● RAW DATA
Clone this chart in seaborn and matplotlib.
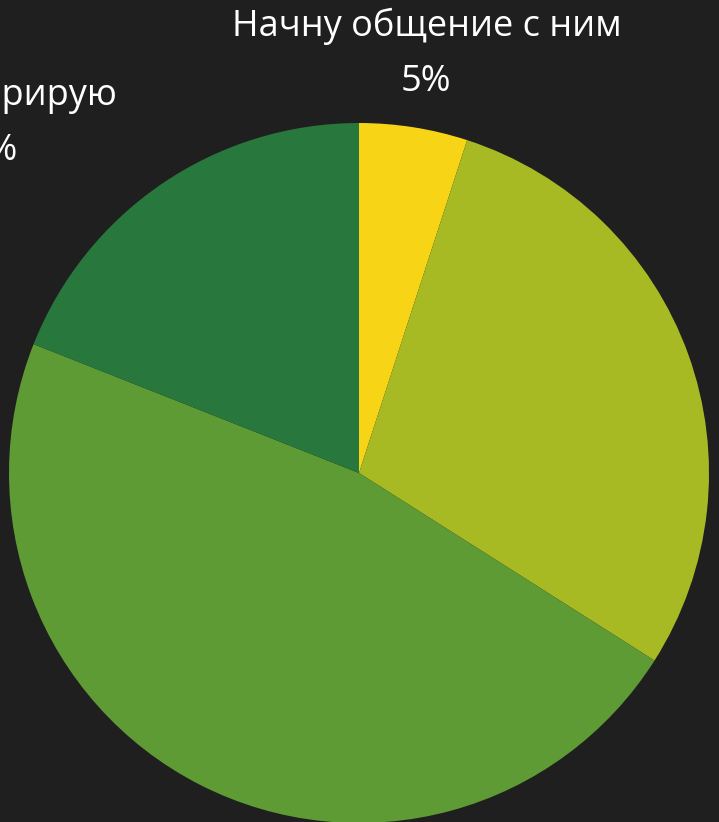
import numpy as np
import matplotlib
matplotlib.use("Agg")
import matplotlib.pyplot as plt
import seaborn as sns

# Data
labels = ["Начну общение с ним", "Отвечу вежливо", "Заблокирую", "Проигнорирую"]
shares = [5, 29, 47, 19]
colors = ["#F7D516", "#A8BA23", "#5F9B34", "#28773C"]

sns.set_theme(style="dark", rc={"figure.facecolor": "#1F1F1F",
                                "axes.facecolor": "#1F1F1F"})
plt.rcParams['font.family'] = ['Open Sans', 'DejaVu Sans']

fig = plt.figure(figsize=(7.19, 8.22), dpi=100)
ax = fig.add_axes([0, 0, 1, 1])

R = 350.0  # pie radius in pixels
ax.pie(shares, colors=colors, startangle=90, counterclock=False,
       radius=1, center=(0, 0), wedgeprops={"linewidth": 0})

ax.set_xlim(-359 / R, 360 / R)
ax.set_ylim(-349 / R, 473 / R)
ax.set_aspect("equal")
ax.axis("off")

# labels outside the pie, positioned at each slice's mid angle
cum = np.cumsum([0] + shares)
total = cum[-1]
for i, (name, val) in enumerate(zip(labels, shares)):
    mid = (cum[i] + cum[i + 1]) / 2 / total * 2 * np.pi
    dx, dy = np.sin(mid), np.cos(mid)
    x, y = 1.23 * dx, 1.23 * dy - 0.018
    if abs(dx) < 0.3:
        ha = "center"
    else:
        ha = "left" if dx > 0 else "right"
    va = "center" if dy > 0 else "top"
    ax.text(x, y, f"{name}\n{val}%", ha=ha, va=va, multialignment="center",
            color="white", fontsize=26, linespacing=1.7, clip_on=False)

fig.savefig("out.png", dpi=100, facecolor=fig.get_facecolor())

● WHAT IS REQUIRED
Leave out the pictures and retype every line above exactly.

● EXERCISE RESULT
Clone this chart in seaborn and matplotlib.
import numpy as np
import matplotlib
matplotlib.use("Agg")
import matplotlib.pyplot as plt
import seaborn as sns

# Data
labels = ["Начну общение с ним", "Отвечу вежливо", "Заблокирую", "Проигнорирую"]
shares = [5, 29, 47, 19]
colors = ["#F7D516", "#A8BA23", "#5F9B34", "#28773C"]

sns.set_theme(style="dark", rc={"figure.facecolor": "#1F1F1F",
                                "axes.facecolor": "#1F1F1F"})
plt.rcParams['font.family'] = ['Open Sans', 'DejaVu Sans']

fig = plt.figure(figsize=(7.19, 8.22), dpi=100)
ax = fig.add_axes([0, 0, 1, 1])

R = 350.0  # pie radius in pixels
ax.pie(shares, colors=colors, startangle=90, counterclock=False,
       radius=1, center=(0, 0), wedgeprops={"linewidth": 0})

ax.set_xlim(-359 / R, 360 / R)
ax.set_ylim(-349 / R, 473 / R)
ax.set_aspect("equal")
ax.axis("off")

# labels outside the pie, positioned at each slice's mid angle
cum = np.cumsum([0] + shares)
total = cum[-1]
for i, (name, val) in enumerate(zip(labels, shares)):
    mid = (cum[i] + cum[i + 1]) / 2 / total * 2 * np.pi
    dx, dy = np.sin(mid), np.cos(mid)
    x, y = 1.23 * dx, 1.23 * dy - 0.018
    if abs(dx) < 0.3:
        ha = "center"
    else:
        ha = "left" if dx > 0 else "right"
    va = "center" if dy > 0 else "top"
    ax.text(x, y, f"{name}\n{val}%", ha=ha, va=va, multialignment="center",
            color="white", fontsize=26, linespacing=1.7, clip_on=False)

fig.savefig("out.png", dpi=100, facecolor=fig.get_facecolor())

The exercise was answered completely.